Sources close to the investigation said the attorney general's office plans to investigate other hotels in the New York Avenue corridor.

During a hearing yesterday, attorneys for the hotel said the problems will be addressed quickly.

"This is not a dirty hotel. This is not the Hilton, but it's still not a rat trap," said Stephen H. Kaufman, representing the business. "The violations you're looking at don't demand immediate closure."

Kaufman said the temporary closing will have an adverse impact on the hotel, its 18 employees, and current and future guests. Kaufman said about 75 out-of-town guests booked the hotel for this weekend.

About 50 of the hotel's rooms were occupied yesterday, and managers were working on finding other lodging. Kaufman said that the owner was applying for the license and that the hotel should remain open in the meantime.

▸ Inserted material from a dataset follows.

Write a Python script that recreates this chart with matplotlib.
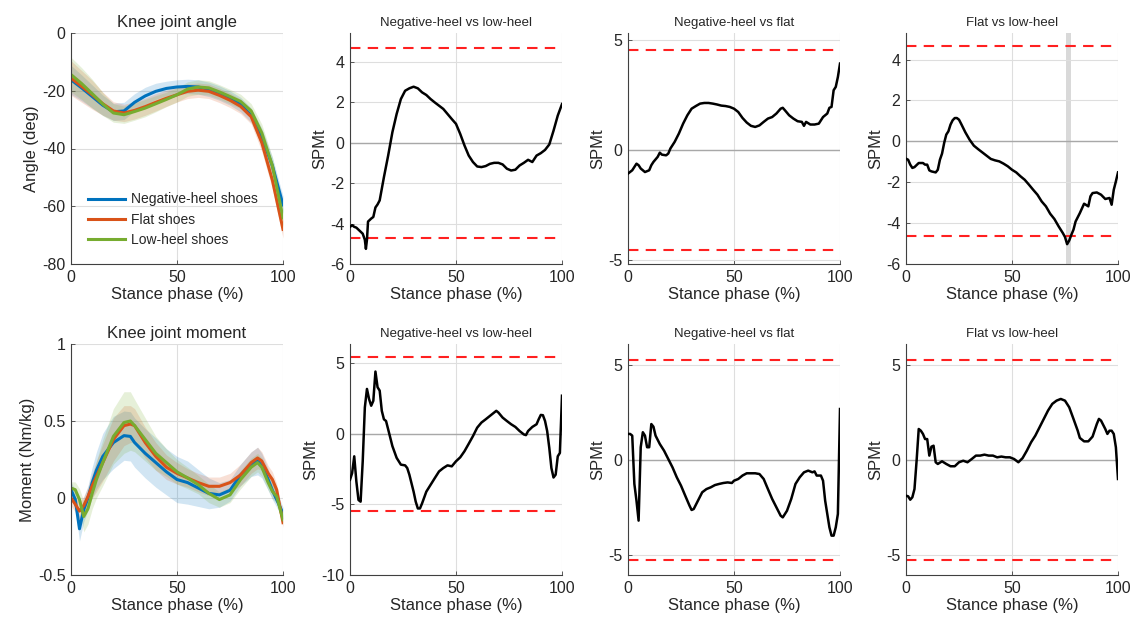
import numpy as np
import matplotlib
matplotlib.use('Agg')
import matplotlib.pyplot as plt

plt.rcParams['font.family'] = ['Liberation Sans', 'DejaVu Sans']
plt.rcParams['axes.unicode_minus'] = False

# ---------------------------------------------------------------- data
series_names = ['Negative-heel shoes', 'Flat shoes', 'Low-heel shoes']
series_colors = ['#0072BD', '#D95319', '#77AC30']

# knee joint angle (deg), mean and sd
x_ang = [0, 5, 10, 15, 20, 25, 30, 35, 40, 45, 50, 55, 60, 65, 70, 75, 80, 85, 90, 95, 100]
ang_neg = [-16.2, -19, -22, -25, -27.3, -27, -24, -21.8, -20.2, -19.2, -18.7, -18.5, -18.7, -19.5, -20.8, -22.5, -24.8, -28.5, -36, -46, -59.5]
ang_flat = [-15.6, -18.5, -21.4, -24.5, -27, -27.7, -26.8, -25.5, -24, -22.6, -21.4, -20.2, -19.8, -20.2, -21.6, -23.3, -25.4, -29, -38, -51, -68]
ang_low = [-14.4, -17.5, -21, -24.6, -27.7, -28.3, -27.2, -26, -24.5, -23, -21.4, -19.4, -18.7, -19, -20.4, -22, -23.7, -27, -34.6, -46, -64]
ang_sd_neg = [5, 4.5, 4, 3.5, 3, 3, 3, 3, 2.8, 2.5, 2.5, 2.5, 2.5, 2.5, 2.5, 2.5, 2.5, 2.5, 3, 3, 3]
ang_sd_flat = [6, 5.5, 5, 4, 3.2, 3, 3, 3, 3, 2.8, 2.5, 2.5, 2.5, 2.5, 2.5, 2.5, 2.5, 2.5, 3, 3, 3]
ang_sd_low = [6, 5.5, 5, 4, 3.2, 3, 3, 3, 2.8, 2.5, 2.5, 2.5, 2.5, 2.5, 2.5, 2.5, 2.5, 2.5, 3, 3, 3]

# knee joint moment (Nm/kg), mean and sd
x_mom = [0, 2, 4, 6, 8, 10, 12, 15, 20, 25, 28, 30, 35, 40, 45, 50, 55, 60, 65, 70, 75, 80, 85, 88, 90, 93, 95, 97, 100]
mom_neg = [0.054, -0.01, -0.2, -0.076, 0.0, 0.1, 0.18, 0.27, 0.36, 0.405, 0.4, 0.36, 0.29, 0.23, 0.17, 0.12, 0.1, 0.065, 0.03, 0.02, 0.05, 0.15, 0.22, 0.24, 0.21, 0.12, 0.05, -0.01, -0.1]
mom_flat = [0.0, -0.04, -0.085, -0.05, 0.01, 0.08, 0.14, 0.23, 0.38, 0.47, 0.48, 0.47, 0.36, 0.27, 0.2, 0.16, 0.13, 0.1, 0.076, 0.076, 0.1, 0.15, 0.23, 0.26, 0.24, 0.16, 0.12, 0.054, -0.16]
mom_low = [0.065, 0.054, -0.01, -0.12, -0.07, 0.03, 0.12, 0.23, 0.4, 0.49, 0.5, 0.47, 0.38, 0.29, 0.23, 0.17, 0.13, 0.087, 0.03, -0.01, 0.02, 0.12, 0.2, 0.23, 0.2, 0.1, 0.043, 0.01, -0.14]
mom_sd_neg = [0.05, 0.06, 0.08, 0.08, 0.08, 0.1, 0.12, 0.15, 0.17, 0.16, 0.16, 0.16, 0.16, 0.16, 0.15, 0.15, 0.14, 0.12, 0.1, 0.08, 0.07, 0.07, 0.08, 0.09, 0.08, 0.07, 0.06, 0.05, 0.04]
mom_sd_flat = [0.05, 0.05, 0.06, 0.06, 0.06, 0.08, 0.1, 0.12, 0.14, 0.13, 0.12, 0.11, 0.1, 0.09, 0.08, 0.07, 0.06, 0.06, 0.06, 0.06, 0.06, 0.07, 0.07, 0.07, 0.06, 0.05, 0.05, 0.04, 0.03]
mom_sd_low = [0.04, 0.05, 0.07, 0.1, 0.1, 0.1, 0.12, 0.15, 0.18, 0.2, 0.19, 0.17, 0.14, 0.11, 0.09, 0.08, 0.07, 0.06, 0.06, 0.05, 0.05, 0.06, 0.06, 0.06, 0.06, 0.05, 0.05, 0.04, 0.03]

# SPM t curves, angle row
x_a1 = [0, 1, 2, 3, 4, 5, 6, 7, 7.5, 8, 8.5, 10, 11, 12, 13, 14] + list(range(16, 101, 2))
t_a1 = [-4.16, -4.08, -4.16, -4.2, -4.3, -4.4, -4.5, -4.8, -5.25, -4.8, -3.9, -3.75, -3.67, -3.2, -3.05, -2.85,
        -1.7, -0.63, 0.53, 1.43, 2.17, 2.58, 2.7, 2.78, 2.7, 2.5, 2.37, 2.17, 2.0, 1.84, 1.68, 1.43, 1.18, 0.94,
        0.44, -0.13, -0.63, -0.95, -1.17, -1.2, -1.15, -1.04, -0.99, -0.99, -1.07, -1.28, -1.37, -1.33, -1.12,
        -0.99, -0.84, -0.95, -0.63, -0.51, -0.35, -0.08, 0.6, 1.35, 1.92]
x_a2 = [0, 2, 4, 5, 6, 8, 10, 11, 12, 14, 15, 16, 18, 19, 20] + list(range(22, 73, 2)) + [73, 74, 76, 78, 80, 82, 83, 84, 86, 88, 90, 92, 94, 95, 96, 97, 98, 99, 100]
t_a2 = [-1.09, -0.94, -0.64, -0.71, -0.86, -1.02, -0.94, -0.71, -0.56, -0.33, -0.14, -0.23, -0.26, -0.18, 0.05,
        0.35, 0.73, 1.18, 1.56, 1.86, 1.98, 2.09, 2.12, 2.12, 2.09, 2.05, 2.0, 1.98, 1.94, 1.86, 1.71, 1.44, 1.23,
        1.08, 1.03, 1.1, 1.26, 1.41, 1.48, 1.64, 1.86, 1.9, 1.79, 1.56, 1.41, 1.29, 1.26, 1.08, 1.26, 1.14, 1.14,
        1.18, 1.48, 1.64, 1.9, 1.94, 2.7, 2.85, 3.3, 3.91]
x_a3 = [0, 1, 2, 3, 4, 6, 8, 9, 10, 11, 12, 14, 15, 16, 17, 18, 19, 20, 21, 22, 23, 24, 25, 26] + list(range(28, 75, 2)) + [75, 76, 77, 78, 79, 80, 82, 84, 86, 87, 88, 90, 92, 94, 96, 97, 98, 99, 100]
t_a3 = [-0.85, -0.9, -1.14, -1.3, -1.26, -1.06, -1.06, -1.14, -1.14, -1.42, -1.47, -1.52, -1.39, -0.9, -0.6,
        -0.08, 0.33, 0.49, 0.82, 1.03, 1.14, 1.14, 1.06, 0.86,
        0.44, 0.08, -0.21, -0.38, -0.54, -0.7, -0.86, -0.93, -0.98, -1.09, -1.22, -1.39, -1.52, -1.71, -1.88,
        -2.12, -2.37, -2.61, -2.94, -3.18, -3.54, -3.8, -4.16, -4.49,
        -4.68, -5.03, -4.85, -4.57, -4.32, -3.92, -3.51, -3.05, -3.18, -2.69, -2.53, -2.5, -2.61, -2.82, -2.77,
        -3.1, -2.37, -1.96, -1.52]

# SPM t curves, moment row
x_m1 = list(range(0, 18)) + [18, 20, 22, 24, 26, 27, 28, 30, 31, 32, 33, 34] + list(range(36, 69, 2)) + [69, 70, 72, 74, 76, 78, 80, 82, 83, 84, 86, 88, 89, 90, 91, 92, 93, 94, 95, 96, 97, 98, 99, 100]
t_m1 = [-3.26, -2.79, -1.6, -3.38, -4.69, -4.81, -1.95, 1.86, 3.17, 2.45, 1.98, 2.33, 4.4, 3.29, 3.05, 1.62, 1.02, 0.9,
        0.31, -0.88, -1.71, -2.19, -2.24, -2.43, -2.9, -4.1, -4.81, -5.29, -5.29, -4.93,
        -4.1, -3.62, -3.14, -2.67, -2.43, -2.24, -2.31, -1.95, -1.67, -1.24, -0.71, -0.17, 0.43, 0.79, 1.02, 1.26, 1.5,
        1.62, 1.5, 1.14, 0.9, 0.67, 0.48, 0.19, -0.05, -0.1, 0.19, 0.48, 0.67,
        1.02, 1.33, 1.31, 0.9, 0.19, -1.0, -2.43, -3.1, -2.9, -1.6, -1.36, 2.69]
x_m2 = list(range(0, 14)) + list(range(15, 30, 2)) + [30] + list(range(31, 50, 2)) + list(range(50, 73, 2)) + list(range(73, 88, 2)) + [88, 89, 91, 92, 93, 95, 96, 97, 98, 99, 100]
t_m2 = [1.37, 1.37, 1.28, -1.26, -2.14, -3.19, 0.67, 1.46, 1.28, 0.67, 0.67, 1.89, 1.75, 1.28,
        0.84, 0.49, 0.05, -0.39, -0.91, -1.35, -1.88, -2.4,
        -2.63, -2.58, -2.14, -1.7, -1.53, -1.44, -1.32, -1.26, -1.21, -1.18, -1.21,
        -1.09, -1.0, -0.82, -0.7, -0.7, -0.7, -0.74, -1.0, -1.53, -2.05, -2.49, -2.93,
        -3.02, -2.67, -2.05, -1.26, -0.91, -0.65, -0.56, -0.65,
        -0.6, -0.82, -0.82, -1.09, -2.14, -3.54, -3.98, -3.98, -3.54, -2.84, 2.68]
x_m3 = list(range(0, 16)) + list(range(17, 56, 2)) + list(range(57, 82, 2)) + [82, 84, 86, 88, 90, 91, 92, 94, 95, 96, 97, 98, 99, 100]
t_m3 = [-1.88, -1.91, -2.09, -1.96, -1.53, -0.04, 1.63, 1.54, 1.37, 1.1, 1.1, 0.23, 0.7, 0.75, -0.12, -0.21,
        -0.07, -0.21, -0.33, -0.33, -0.12, -0.04, -0.12, 0.05, 0.23, 0.23, 0.28, 0.23, 0.23, 0.14, 0.18, 0.14,
        0.14, 0.05, -0.12, 0.1,
        0.49, 0.93, 1.28, 1.72, 2.16, 2.6, 2.95, 3.12, 3.21, 3.12, 2.77, 2.16, 1.54,
        1.16, 0.98, 0.98, 1.23, 1.89, 2.16, 2.07, 1.63, 1.37, 1.54, 1.54, 1.37, 0.67, -1.0]

spm_titles = ['Negative-heel vs low-heel', 'Negative-heel vs flat', 'Flat vs low-heel']
thr_ang = [4.7, 4.55, 4.65]
thr_mom = [5.45, 5.25, 5.27]
ylim_ang = [(-6, 5.44), (-5.2, 5.3), (-6, 5.3)]
ylim_mom = [(-10, 6.35), (-6.05, 6.1), (-6.05, 6.1)]
yticks_ang = [[-6, -4, -2, 0, 2, 4], [-5, 0, 5], [-6, -4, -2, 0, 2, 4]]
yticks_mom = [[-10, -5, 0, 5], [-5, 0, 5], [-5, 0, 5]]
cluster_span = (75.6, 77.8)  # suprathreshold cluster, flat vs low-heel angle

# ---------------------------------------------------------------- figure
W, H = 1139, 633
fig = plt.figure(figsize=(W / 100, H / 100), dpi=100)

col_left = [71, 350, 628, 906]
row_top = [33, 344]
ax_w, ax_h = 212, 231


def make_ax(col, row):
    l = col_left[col] / W
    b = 1 - (row_top[row] + ax_h) / H
    ax = fig.add_axes([l, b, ax_w / W, ax_h / H])
    ax.set_xlim(0, 100)
    ax.set_xticks([0, 50, 100])
    ax.grid(True, color='#dedede', lw=0.8)
    ax.set_axisbelow(True)
    for s in ['top', 'right']:
        ax.spines[s].set_visible(False)
    for s in ['left', 'bottom']:
        ax.spines[s].set_color('#404040')
        ax.spines[s].set_linewidth(0.8)
    ax.tick_params(direction='in', length=3, width=0.6, color='#404040',
                   labelsize=11.5, labelcolor='#262626', pad=4)
    ax.set_xlabel('Stance phase (%)', fontsize=12, color='#262626', labelpad=2)
    return ax


def mean_sd(ax, x, means, sds):
    for m, s, c in zip(means, sds, series_colors):
        m = np.array(m)
        s = np.array(s)
        ax.fill_between(x, m - s, m + s, color=c, alpha=0.18, lw=0)
    lines = []
    for m, c, name in zip(means, series_colors, series_names):
        ln, = ax.plot(x, m, color=c, lw=2.2, label=name)
        lines.append(ln)
    return lines


def spm_panel(ax, x, t, thr, ylim, yticks, title):
    ax.axhline(0, color='#a8a8a8', lw=1, zorder=1)
    ax.plot(x, t, color='black', lw=1.8, zorder=3)
    ax.axhline(thr, color='#ff2020', lw=1.5, ls=(0, (5, 3.5)), zorder=2)
    ax.axhline(-thr, color='#ff2020', lw=1.5, ls=(0, (5, 3.5)), zorder=2)
    ax.set_ylim(*ylim)
    ax.set_yticks(yticks)
    ax.set_ylabel('SPMt', fontsize=12, color='#262626', labelpad=2)
    ax.set_title(title, fontsize=9.5, color='#262626', pad=5)


# knee angle
ax = make_ax(0, 0)
lines = mean_sd(ax, x_ang, [ang_neg, ang_flat, ang_low], [ang_sd_neg, ang_sd_flat, ang_sd_low])
ax.set_ylim(-80, 0)
ax.set_yticks([-80, -60, -40, -20, 0])
ax.set_ylabel('Angle (deg)', fontsize=12, color='#262626', labelpad=2)
ax.set_title('Knee joint angle', fontsize=12, color='#262626', pad=4)
ax.legend(handles=lines, loc='lower left', bbox_to_anchor=(0.02, 0.02), frameon=False,
          fontsize=10, handlelength=2.7, handletextpad=0.4, labelspacing=0.45,
          labelcolor='#262626')

# knee moment
ax = make_ax(0, 1)
mean_sd(ax, x_mom, [mom_neg, mom_flat, mom_low], [mom_sd_neg, mom_sd_flat, mom_sd_low])
ax.set_ylim(-0.5, 1)
ax.set_yticks([-0.5, 0, 0.5, 1])
ax.set_yticklabels(['-0.5', '0', '0.5', '1'])
ax.set_ylabel('Moment (Nm/kg)', fontsize=12, color='#262626', labelpad=2)
ax.set_title('Knee joint moment', fontsize=12, color='#262626', pad=4)

# SPM panels
ang_curves = [(x_a1, t_a1), (x_a2, t_a2), (x_a3, t_a3)]
mom_curves = [(x_m1, t_m1), (x_m2, t_m2), (x_m3, t_m3)]
for i in range(3):
    ax = make_ax(i + 1, 0)
    if i == 2:
        ax.axvspan(*cluster_span, color='#d9d9d9', lw=0, zorder=0.5)
    spm_panel(ax, *ang_curves[i], thr_ang[i], ylim_ang[i], yticks_ang[i], spm_titles[i])
    ax = make_ax(i + 1, 1)
    spm_panel(ax, *mom_curves[i], thr_mom[i], ylim_mom[i], yticks_mom[i], spm_titles[i])

fig.savefig('out.png', dpi=100, facecolor='white')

"We believe this was erroneous and unfortunate, and the hotel regrets the inconvenience to its guests," Kaufman said after the hearing. "The hotel is expediting the procurement of the needed license, and we are confident we will be reopened soon."

Alicia Washington, a lawyer with the D.C. attorney general's office, said the city will ask the judge to close the hotel indefinitely if conditions are not improved by Thursday.

Joyce Howard, who said she stayed at the hotel from February through April, applauded the ruling. She said she was bitten by bedbugs and still has red sores across her back and arms.

"I'm glad the people came out to inspect the place," Howard said.